Thank you for once again navigating so deftly through the dense fog that can permeate clinical trial design and complicate interpretation of the data derived.
As a stroke doc who participated as a PI in SPAF I, II, and III, I was complicit in helping to establish the effectiveness of anticoagulation (AC) for preventing stroke in patients with AF. It is the nature of clinical practice that I cannot identify patients in whom AC has prevented a disabling cardioembolic stroke but do see patients who have experienced significant and even fatal complications of AC. As such, I would welcome the Watchman or any other device that provided AF patients the efficacy of AC without the associated bleeding risk. Unfortunately, we have yet to identify and confirm the utility of such a device.
A closing word about AC…
Especially since the arrival of the DOACs, AC for AF has evolved to become routine… perhaps even a bit reflexive. Not good– reflexive medicine can be harmful. Not all AF patients require AC, and even the DOACs convey risk.
In a study we presented at the 2024 European Academy of Neurology meeting, of 117 consecutive AF patients seen in a general neurology clinic, 37% were calculated to have an annual risk of a significant AC-related bleeding complication over 1 % greater than their annual risk of stroke if off AC.
Perhaps this does represent one clinical circumstance where shared decision-making may be appropriate.
Upper bound CI of watchman allowed to be 4.8% worse…than a control arm with an event rate of 4.8%. It’s incredible that NEJM would publish a paper that is allowed to suggest that “up to 100% worse” or “up to 2X event rate” is something that is “non-inferior”. It turned out to be up to 1.66X worse, which still stretched the credulity of the concept.
At least the accompanying editorial demonstrated restraint and did not participate in the cheerleading. It also mentioned that the protocol was designed by sponsor, and data was analyzed by sponsor.

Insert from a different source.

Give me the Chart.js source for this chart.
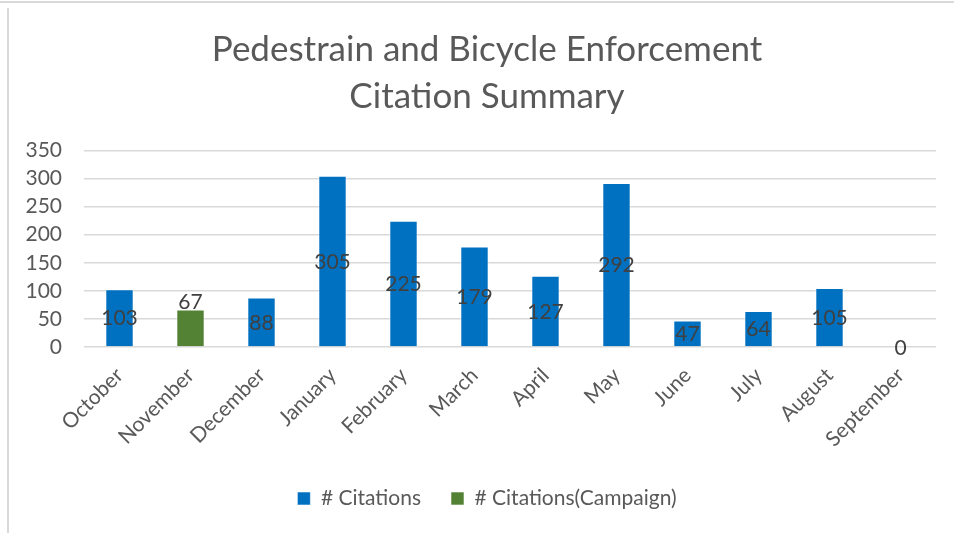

Maybe NEJM should have added an “advertorial” disclaimer instead of the “original research” label to the manuscript.
A triumph of technology over reason.
John - do you believe that a patient who is truly not a long-term anticoagulation candidate and who has significant risk for stroke - does the watchmen add benefit over hope?
What about the patient who flatly refuses OAC - that's the patient I'm concerned about. Is LAAC better than nothing?
When I started training in the 70s, the NEJM was not a medical journal but “the Bible“ – now it’s the “Enquier“ -(sensational rag )Ben Hourani MBA
Agree. It was NEJM, The Lancet, and JAMA as a distant 3rd. I noticed the NEJM and The Lancet going "woke" in the 1990s. Sad, very sad.
What an excellent analysis. Thank you.
PS. I have a post that will publish in a few weeks about shared decision-making and the information asymmetry between patients and doctors. The main point is that the phrase “shared decision-making” often is a more palatable way of telling patients what the physicians already has decided. I don't say that cynically. It's just what happens when the phrase gets tossed around and put in guidelines without thinking carefully about what it actually requires. I then discuss the SHARE approach and what sharing decisions really requires. Thanks, John for this post.
As our friend and brilliant methodologist Sanjay Kaul: commented elsewhere “Good trial design balances feasibility with rigor; when it’s designed to deliver a win, it signals more about clever protocol writing and trial design than breakthrough efficacy.” I am ashamed of the NEJM for publishing a paper on a study as flawed as this one - all the points you made, but especially, excluding protocol related bleeding, open label design, the excess of people with PAF who statistically did much better with OAC, and not required the authors to discuss the excess of strokes and the details of the non-inferiority bounds, as you laid out. Gregory M. Marcus's editorial was an insightful breath of fresh air and I highly recommend it.